Before analyzing provision relating to ITC, we need to bear in mind that the dealer will have most certainly received a certain amount as claim from the insurance company to make up for the loss.

The first issue that comes up is the difference in laws for ITC in the case of partially damaged versus fully damaged goods. It is important to note that while the erstwhile CCR covered the treatment for both the situations, partially damaged and fully damaged goods, Section 17 (5) of the GST Law only talks about fully damaged goods. We believe this difference is intentional.

The issue of ITC reversal itself comes up next. If the partially damaged car can still be sold as a car, either at a lower price or after some mechanical work, there is no need to reverse ITC, as there is no provision for partly damaged goods in the GST Laws. In such a situation, if a car worth 10 lakhs is sold for 5 lakhs, under these circumstances, the seller still gets ITC on the full amount it was originally purchased at.

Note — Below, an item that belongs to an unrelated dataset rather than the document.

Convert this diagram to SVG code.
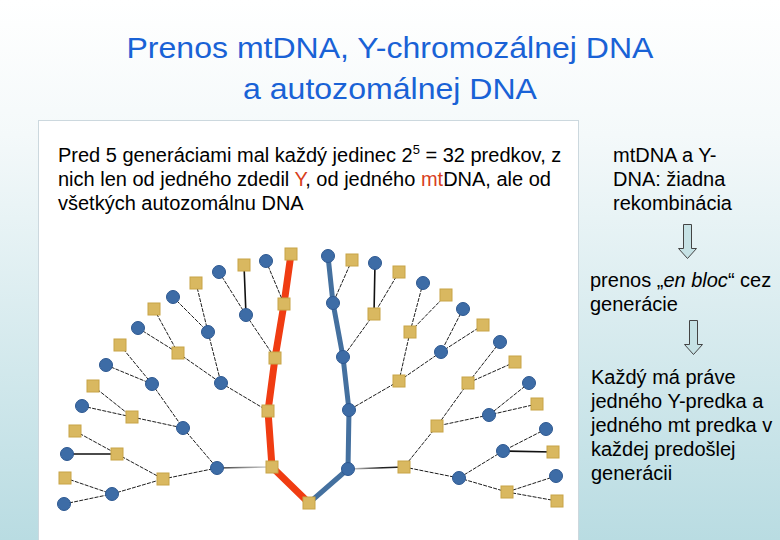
<svg xmlns="http://www.w3.org/2000/svg" width="780" height="540" viewBox="0 0 780 540">
<defs>
<linearGradient id="bg" x1="0" y1="0" x2="0" y2="1">
<stop offset="0" stop-color="#ffffff"/>
<stop offset="0.25" stop-color="#f4f9fa"/>
<stop offset="1" stop-color="#b9dce2"/>
</linearGradient>
<linearGradient id="gL" gradientUnits="userSpaceOnUse" x1="217" y1="0" x2="272" y2="0">
<stop offset="0" stop-color="#333"/>
<stop offset="1" stop-color="#e0e0e0"/>
</linearGradient>
<linearGradient id="gR" gradientUnits="userSpaceOnUse" x1="348" y1="0" x2="404" y2="0">
<stop offset="0" stop-color="#e0e0e0"/>
<stop offset="0.6" stop-color="#222"/>
<stop offset="1" stop-color="#222"/>
</linearGradient>
</defs>
<style>
.t{font-family:"Liberation Sans",Arial,sans-serif;fill:#000;font-size:20px}
.ttl{font-family:"Liberation Sans",Arial,sans-serif;fill:#1962d6;font-size:30px;text-anchor:middle}
.red{fill:#d8401c}
.th{stroke:#1e1e1e;stroke-width:1;stroke-dasharray:4 1.2;fill:none}
.ts{stroke:#111;stroke-width:1.6;fill:none}
.rl{stroke:#f03c12;stroke-width:7;fill:none}
.bl{stroke:#44709f;stroke-width:5;fill:none}
.sq{fill:#d9b860;stroke:#c8a446;stroke-width:1}
.ci{fill:#3d6ca6;stroke:#2d5891;stroke-width:1}
.arr{fill:#c6e2e5;stroke:#444;stroke-width:1}
</style>
<rect width="780" height="540" fill="url(#bg)"/>
<text class="ttl" x="390" y="58" textLength="527" lengthAdjust="spacingAndGlyphs">Prenos mtDNA, Y-chromozálnej DNA</text>
<text class="ttl" x="390" y="99" textLength="294" lengthAdjust="spacingAndGlyphs">a autozomálnej DNA</text>
<rect x="38.5" y="120.5" width="540" height="425" fill="#ffffff" stroke="#ccd8de" stroke-width="1"/>
<text class="t" x="58" y="162">Pred 5 generáciami mal každý jedinec 2<tspan font-size="13" dy="-8">5</tspan><tspan dy="8"> = 32 predkov, z</tspan></text>
<text class="t" x="58" y="186">nich len od jedného zdedil <tspan class="red">Y</tspan>, od jedného <tspan class="red">mt</tspan>DNA, ale od</text>
<text class="t" x="58" y="210">všetkých autozomálnu DNA</text>
<text class="t" x="613" y="162">mtDNA a Y-</text>
<text class="t" x="613" y="186">DNA: žiadna</text>
<text class="t" x="613" y="210">rekombinácia</text>
<text class="t" x="590" y="287">prenos „<tspan font-style="italic">en bloc</tspan>“ cez</text>
<text class="t" x="590" y="311">generácie</text>
<text class="t" x="591" y="384">Každý má práve</text>
<text class="t" x="591" y="408">jedného Y-predka a</text>
<text class="t" x="591" y="432">jedného mt predka v</text>
<text class="t" x="591" y="456">každej predošlej</text>
<text class="t" x="591" y="480">generácii</text>
<g id="arrow1"><path class="arr" d="M683.5,224.5 H691.5 V248.5 H696.5 L687.5,258.5 L678.5,248.5 H683.5 Z"/></g>
<g id="arrow2"><path class="arr" d="M689.5,320.5 H697.5 V344.5 H702.5 L693.5,354.5 L684.5,344.5 H689.5 Z"/></g>
<g id="connectors">
<path class="rl" d="M309,503 L272,467 M272,467 L268,411 L275,358 L284,304 L291,254"/>
<path class="bl" d="M309,503 L348,469 L349,410 L343,357 L333,303 L328,256"/>
<line x1="217" y1="468" x2="272" y2="467" stroke="url(#gL)" stroke-width="1.5"/>
<line x1="348" y1="469" x2="404" y2="467" stroke="url(#gR)" stroke-width="1.5"/>
<path class="th" d="M266,261 L284,304 M219,272 L246,315 M246,315 L275,358 M221,383 L268,411 M178,353 L221,383 M208,332 L221,383 M196,283 L208,332 M173,297 L208,332 M154,309 L178,353 M138,328 L178,353 M163,479 L217,468 M183,428 L217,468 M132,417 L183,428 M152,384 L183,428 M120,345 L152,384 M106,365 L152,384 M93,386 L132,417 M82,406 L132,417 M117,454 L163,479 M112,494 L163,479 M75,431 L117,454 M65,478 L112,494 M64,504 L112,494"/>
<path class="ts" d="M244,265 L246,315 M67,454 L117,454 M375,263 L374,314 M553,452 L503,451"/>
<path class="th" d="M352,260 L333,303 M374,314 L343,357 M399,272 L374,314 M399,381 L349,410 M410,332 L399,381 M441,352 L399,381 M423,283 L410,332 M446,295 L410,332 M463,309 L441,352 M483,325 L441,352 M437,426 L404,467 M459,478 L404,467 M468,383 L437,426 M489,415 L437,426 M500,342 L468,383 M515,362 L468,383 M529,383 L489,415 M537,404 L489,415 M503,451 L459,478 M507,492 L459,478 M546,429 L503,451 M556,476 L507,492 M557,501 L507,492"/>
</g>
<g id="n0"><rect class="sq" x="303" y="497" width="12" height="12"/></g>
<g id="n1"><rect class="sq" x="266" y="461" width="12" height="12"/></g>
<g id="n2"><circle class="ci" cx="348" cy="469" r="6.5"/></g>
<g id="n3"><rect class="sq" x="262" y="405" width="12" height="12"/></g>
<g id="n4"><circle class="ci" cx="217" cy="468" r="6.5"/></g>
<g id="n5"><rect class="sq" x="269" y="352" width="12" height="12"/></g>
<g id="n6"><circle class="ci" cx="221" cy="383" r="6.5"/></g>
<g id="n7"><rect class="sq" x="278" y="298" width="12" height="12"/></g>
<g id="n8"><circle class="ci" cx="246" cy="315" r="6.5"/></g>
<g id="n9"><rect class="sq" x="172" y="347" width="12" height="12"/></g>
<g id="n10"><circle class="ci" cx="208" cy="332" r="6.5"/></g>
<g id="n11"><rect class="sq" x="157" y="473" width="12" height="12"/></g>
<g id="n12"><circle class="ci" cx="183" cy="428" r="6.5"/></g>
<g id="n13"><rect class="sq" x="126" y="411" width="12" height="12"/></g>
<g id="n14"><circle class="ci" cx="152" cy="384" r="6.5"/></g>
<g id="n15"><rect class="sq" x="111" y="448" width="12" height="12"/></g>
<g id="n16"><circle class="ci" cx="112" cy="494" r="6.5"/></g>
<g id="L1"><rect class="sq" x="285" y="248" width="12" height="12"/></g>
<g id="L2"><circle class="ci" cx="266" cy="261" r="6.5"/></g>
<g id="L3"><rect class="sq" x="238" y="259" width="12" height="12"/></g>
<g id="L4"><circle class="ci" cx="219" cy="272" r="6.5"/></g>
<g id="L5"><rect class="sq" x="190" y="277" width="12" height="12"/></g>
<g id="L6"><circle class="ci" cx="173" cy="297" r="6.5"/></g>
<g id="L7"><rect class="sq" x="148" y="303" width="12" height="12"/></g>
<g id="L8"><circle class="ci" cx="138" cy="328" r="6.5"/></g>
<g id="L9"><rect class="sq" x="114" y="339" width="12" height="12"/></g>
<g id="L10"><circle class="ci" cx="106" cy="365" r="6.5"/></g>
<g id="L11"><rect class="sq" x="87" y="380" width="12" height="12"/></g>
<g id="L12"><circle class="ci" cx="82" cy="406" r="6.5"/></g>
<g id="L13"><rect class="sq" x="69" y="425" width="12" height="12"/></g>
<g id="L14"><circle class="ci" cx="67" cy="454" r="6.5"/></g>
<g id="L15"><rect class="sq" x="59" y="472" width="12" height="12"/></g>
<g id="L16"><circle class="ci" cx="64" cy="504" r="6.5"/></g>
<g id="n17"><circle class="ci" cx="349" cy="410" r="6.5"/></g>
<g id="n18"><rect class="sq" x="398" y="461" width="12" height="12"/></g>
<g id="n19"><circle class="ci" cx="343" cy="357" r="6.5"/></g>
<g id="n20"><rect class="sq" x="393" y="375" width="12" height="12"/></g>
<g id="n21"><circle class="ci" cx="333" cy="303" r="6.5"/></g>
<g id="n22"><rect class="sq" x="368" y="308" width="12" height="12"/></g>
<g id="n23"><rect class="sq" x="404" y="326" width="12" height="12"/></g>
<g id="n24"><circle class="ci" cx="441" cy="352" r="6.5"/></g>
<g id="n25"><rect class="sq" x="431" y="420" width="12" height="12"/></g>
<g id="n26"><circle class="ci" cx="459" cy="478" r="6.5"/></g>
<g id="n27"><rect class="sq" x="462" y="377" width="12" height="12"/></g>
<g id="n28"><circle class="ci" cx="489" cy="415" r="6.5"/></g>
<g id="n29"><circle class="ci" cx="503" cy="451" r="6.5"/></g>
<g id="n30"><rect class="sq" x="501" y="486" width="12" height="12"/></g>
<g id="R1"><circle class="ci" cx="328" cy="256" r="6.5"/></g>
<g id="R2"><rect class="sq" x="346" y="254" width="12" height="12"/></g>
<g id="R3"><circle class="ci" cx="375" cy="263" r="6.5"/></g>
<g id="R4"><rect class="sq" x="393" y="266" width="12" height="12"/></g>
<g id="R5"><circle class="ci" cx="423" cy="283" r="6.5"/></g>
<g id="R6"><rect class="sq" x="440" y="289" width="12" height="12"/></g>
<g id="R7"><circle class="ci" cx="463" cy="309" r="6.5"/></g>
<g id="R8"><rect class="sq" x="477" y="319" width="12" height="12"/></g>
<g id="R9"><circle class="ci" cx="500" cy="342" r="6.5"/></g>
<g id="R10"><rect class="sq" x="509" y="356" width="12" height="12"/></g>
<g id="R11"><circle class="ci" cx="529" cy="383" r="6.5"/></g>
<g id="R12"><rect class="sq" x="531" y="398" width="12" height="12"/></g>
<g id="R13"><circle class="ci" cx="546" cy="429" r="6.5"/></g>
<g id="R14"><rect class="sq" x="547" y="446" width="12" height="12"/></g>
<g id="R15"><circle class="ci" cx="556" cy="476" r="6.5"/></g>
<g id="R16"><rect class="sq" x="551" y="495" width="12" height="12"/></g>
</svg>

Fully damaged cars can be taken apart and sold for scraps. As the car would not be sold as a car but rather scrap in such a situation, the seller doesn’t get the ITC for car sales. The ITC for scrap material is different from that applicable to Cars.

Lastly, the compensation that comes from the insurance is classified as an actionable claim as per the GST laws. Actionable claims, read with the definition of goods and with schedule III, are outside the purview of GST. Hence, there will be no tax on the money received through insurance.

While dealing a case for one of our clients who went through a similar situation, we were successful in convincing the authorities and the inquiry did not result in any tax demand.